Usually these artificial testing environments are less likely to give the output we expect, because
- they don't use proper browsers
- they have stable internet connection without throttling
and moreover they are used for alerting purposes. But Google (originally AOL) has an amazing tool usually categorized as a synthetic monitoring tool. It's called WebPageTest. Even though it's synthetic, it has all the features you need to simulate real users. Which means it's a good basis for RUM measurements. It can be configured to:
- run test from various geographical regions
- run test from various browsers (Internet Explorer, Chrome, Firefox)
- simulate network conditions (bandwidth and throttling)
Simulate, what can go wrong?
WebPageTest is an amazing tool, where you can input whatever url you'd like to test, from any location, using a specified browser and a desired version of it. Moreover you can specify what network connection (cellular, cable) you want to test the website.
As you can see WebPageTest offers more than just a simple synthetic monitoring tool. It's not just verifies whether your site responds with HTML and a proper status code.
I ran a test on blog.intellyo.com using the latest Chrome with 3G connection simulation. My favourite thing to do is comparing the waterfall views for the first run and the second run. It's interesting to see what resources blocked the content visibility and delayed the Document Complete event or which 3rd party vendors are too lazy to minify their assets, gzip the content they make you to download. But to be honest even though investigating websites' waterfall chart can entertain a person like me, it's just not efficient at all. Testing the website from multiple regions, using various connection configurations on various browsers and browser versions with two or three runs, well that sounds like an endless job to check.
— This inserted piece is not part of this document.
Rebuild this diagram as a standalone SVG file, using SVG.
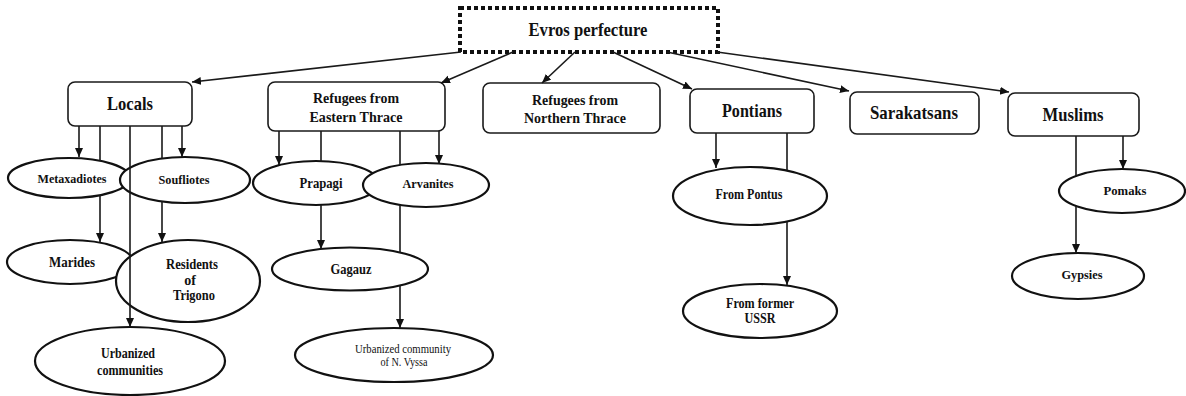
<svg xmlns="http://www.w3.org/2000/svg" width="1186" height="396" viewBox="0 0 1186 396">
<style>
.box{fill:#fff;stroke:#1a1a1a;stroke-width:1.6}
.ell{fill:#fff;stroke:#111;stroke-width:2.2}
.root{fill:#fff;stroke:#111;stroke-width:4;stroke-dasharray:4 3}
.t{font-family:'Liberation Serif','Times New Roman',serif;font-weight:bold;fill:#111;text-anchor:middle}
.tn{font-family:'Liberation Serif','Times New Roman',serif;fill:#111;text-anchor:middle}
.c{fill:none;stroke:#1a1a1a;stroke-width:1.6}
</style>
<defs>
<marker id="ah" markerUnits="userSpaceOnUse" markerWidth="10" markerHeight="10" refX="9" refY="4" orient="auto">
<path d="M0,0 L9,4 L0,8 Z" fill="#111"/>
</marker>
</defs>
<rect width="1186" height="396" fill="#fff"/>

<g id="evros">
<rect class="root" x="460" y="8" width="258" height="44"/>
<text class="t" x="588" y="36" font-size="18" textLength="119" lengthAdjust="spacingAndGlyphs">Evros perfecture</text>
</g>
<g id="locals">
<rect class="box" x="68" y="82" width="124" height="44" rx="7"/>
<text class="t" x="130" y="110" font-size="19" textLength="46" lengthAdjust="spacingAndGlyphs">Locals</text>
</g>
<g id="eastern-thrace">
<rect class="box" x="268" y="82" width="177" height="49" rx="7"/>
<text class="t" x="356" y="103" font-size="15" textLength="86" lengthAdjust="spacingAndGlyphs">Refugees from</text>
<text class="t" x="356" y="122" font-size="15" textLength="93" lengthAdjust="spacingAndGlyphs">Eastern Thrace</text>
</g>
<g id="northern-thrace">
<rect class="box" x="483" y="83" width="177" height="50" rx="7"/>
<text class="t" x="575" y="105" font-size="15" textLength="86" lengthAdjust="spacingAndGlyphs">Refugees from</text>
<text class="t" x="575" y="123" font-size="15" textLength="102" lengthAdjust="spacingAndGlyphs">Northern Thrace</text>
</g>
<g id="pontians">
<rect class="box" x="690" y="89" width="124" height="44" rx="7"/>
<text class="t" x="752" y="117" font-size="19" textLength="60" lengthAdjust="spacingAndGlyphs">Pontians</text>
</g>
<g id="sarakatsans">
<rect class="box" x="850" y="92" width="129" height="42" rx="7"/>
<text class="t" x="914" y="119" font-size="19" textLength="88" lengthAdjust="spacingAndGlyphs">Sarakatsans</text>
</g>
<g id="muslims">
<rect class="box" x="1008" y="93" width="131" height="43" rx="7"/>
<text class="t" x="1073" y="121" font-size="19" textLength="61" lengthAdjust="spacingAndGlyphs">Muslims</text>
</g>

<g id="metaxadiotes">
<ellipse class="ell" cx="69" cy="178" rx="61" ry="20"/>
<text class="t" x="72" y="183" font-size="13" textLength="69" lengthAdjust="spacingAndGlyphs">Metaxadiotes</text>
</g>
<g id="soufliotes">
<ellipse class="ell" cx="185" cy="180" rx="65" ry="23"/>
<text class="t" x="184" y="184" font-size="13" textLength="51" lengthAdjust="spacingAndGlyphs">Soufliotes</text>
</g>
<g id="marides">
<ellipse class="ell" cx="70" cy="262" rx="63" ry="22"/>
<text class="t" x="72" y="267" font-size="15" textLength="46" lengthAdjust="spacingAndGlyphs">Marides</text>
</g>
<g id="residents-trigono">
<ellipse class="ell" cx="188" cy="281" rx="72" ry="41"/>
<text class="t" x="192" y="269" font-size="14" textLength="52" lengthAdjust="spacingAndGlyphs">Residents</text>
<text class="t" x="190" y="285" font-size="14">of</text>
<text class="t" x="194" y="300" font-size="14" textLength="42" lengthAdjust="spacingAndGlyphs">Trigono</text>
</g>
<g id="urbanized-communities">
<ellipse class="ell" cx="130" cy="361" rx="95" ry="34"/>
<text class="t" x="128" y="358" font-size="14" textLength="54" lengthAdjust="spacingAndGlyphs">Urbanized</text>
<text class="t" x="130" y="375" font-size="14" textLength="66" lengthAdjust="spacingAndGlyphs">communities</text>
</g>
<g id="prapagi">
<ellipse class="ell" cx="316" cy="183" rx="63" ry="22"/>
<text class="t" x="321" y="188" font-size="14" textLength="43" lengthAdjust="spacingAndGlyphs">Prapagi</text>
</g>
<g id="arvanites">
<ellipse class="ell" cx="426" cy="185" rx="63" ry="22"/>
<text class="t" x="428" y="188" font-size="13" textLength="51" lengthAdjust="spacingAndGlyphs">Arvanites</text>
</g>
<g id="gagauz">
<ellipse class="ell" cx="350" cy="269" rx="78" ry="21.5"/>
<text class="t" x="351" y="274" font-size="14" textLength="41" lengthAdjust="spacingAndGlyphs">Gagauz</text>
</g>
<g id="urbanized-vyssa">
<ellipse class="ell" cx="394" cy="355" rx="99" ry="27"/>
<text class="tn" x="403" y="353" font-size="12" textLength="96" lengthAdjust="spacingAndGlyphs">Urbanized community</text>
<text class="tn" x="404" y="366" font-size="12" textLength="47" lengthAdjust="spacingAndGlyphs">of N. Vyssa</text>
</g>
<g id="from-pontus">
<ellipse class="ell" cx="750" cy="196" rx="77" ry="29"/>
<text class="t" x="749" y="199" font-size="14" textLength="67" lengthAdjust="spacingAndGlyphs">From Pontus</text>
</g>
<g id="from-ussr">
<ellipse class="ell" cx="760" cy="311" rx="77" ry="27"/>
<text class="t" x="760" y="308" font-size="14" textLength="68" lengthAdjust="spacingAndGlyphs">From former</text>
<text class="t" x="760" y="323" font-size="14" textLength="31" lengthAdjust="spacingAndGlyphs">USSR</text>
</g>
<g id="pomaks">
<ellipse class="ell" cx="1122" cy="191" rx="63" ry="22"/>
<text class="t" x="1125" y="195" font-size="13" textLength="43" lengthAdjust="spacingAndGlyphs">Pomaks</text>
</g>
<g id="gypsies">
<ellipse class="ell" cx="1078" cy="276" rx="66" ry="23"/>
<text class="t" x="1082" y="279" font-size="13" textLength="41" lengthAdjust="spacingAndGlyphs">Gypsies</text>
</g>

<g id="connectors">
<path class="c" d="M461,52 L192,82" marker-end="url(#ah)"/>
<path class="c" d="M513,52 L441,83" marker-end="url(#ah)"/>
<path class="c" d="M575,52 L542,83" marker-end="url(#ah)"/>
<path class="c" d="M613,52 L692,89" marker-end="url(#ah)"/>
<path class="c" d="M667,52 L849,91" marker-end="url(#ah)"/>
<path class="c" d="M717,52 L1009,92" marker-end="url(#ah)"/>

<path class="c" d="M79,126 L79,157" marker-end="url(#ah)"/>
<path class="c" d="M100,126 L100,161 M100,195 L100,242" marker-end="url(#ah)"/>
<path class="c" d="M130,126 L130,327" marker-end="url(#ah)"/>
<path class="c" d="M162,126 L162,159 M162,201 L162,242" marker-end="url(#ah)"/>
<path class="c" d="M182,126 L182,157" marker-end="url(#ah)"/>

<path class="c" d="M279,131 L279,165" marker-end="url(#ah)"/>
<path class="c" d="M321,131 L321,162 M321,205 L321,249" marker-end="url(#ah)"/>
<path class="c" d="M400,131 L400,165 M400,205 L400,253 M400,285 L400,328" marker-end="url(#ah)"/>
<path class="c" d="M439,131 L439,164" marker-end="url(#ah)"/>

<path class="c" d="M716,133 L716,168" marker-end="url(#ah)"/>
<path class="c" d="M787,133 L787,170 M787,222 L787,285" marker-end="url(#ah)"/>

<path class="c" d="M1076,136 L1076,176 M1076,206 L1076,253" marker-end="url(#ah)"/>
<path class="c" d="M1123,136 L1123,169" marker-end="url(#ah)"/>
</g>
</svg>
Fortunately there's this thing called YSlow. It's made by Yahoo, and it analyzes the website based on Yahoo's rules and grades them using the YScore. If you are a person who occasionally deals with online marketing you must have heard of it. There are multiple implementations of YSlow and you can use it
- in Chrome as an extension
- in FIrefox as an extension
- in Phatomjs
- using command line
Metrics, metrics, recommendations, actions!
The biggest advantage of YSlow is that it gives you recommendations with actions, such as: Use CDN (Content Delivery Network). That's pretty straightforward, it lists all of the resources where you could have been using CDN instead of the current solution you are using right now.
We needed actions from specific region with specific network conditions
..and the baby was born.
Previously I mentioned that we run WebPageTest
- from multiple regions (usually all the regions are where our users are located)
- with various connection (3G, 4G, cable with throttling and cable with almost no throttling)
- multiple browsers and the latest 3 version (except IE and Safari)
If we count with
- 3 regions
- 4 connection types
- latest 3 Chrome versions
- latest 3 Firefox versions
- latest Internet Explorer
- latest Safari
that's like 3 x 4 x (3 + 3 + 1 + 1) = 96. Yes that's 96 tests. OMG you'd say, or at least this is what our marketers said.
Even though you can run YSlow on many platforms, WebPageTest is not one of those. But YSlow has a CLI (command line interface) version which accepts HAR (HTTP Archieve) files, one of the export formats supported by WebPageTest.
You can download the HAR file for the test I mentioned above using the following link. If you are a developer you can use YSlow as a node module to analyze the HAR file. The original version by Yahoo is not maintained lately. We do have a maintained fork on github which gets updated to the latest node from time to time. The example can be fetched from this gist. Feel free to use it!
As you can see using YSlow from command line can be a pain. This is why we decided to build our own YSlow alternative. This alternative YSlow is similar to the original one, but optimized for HAR processing in the first place.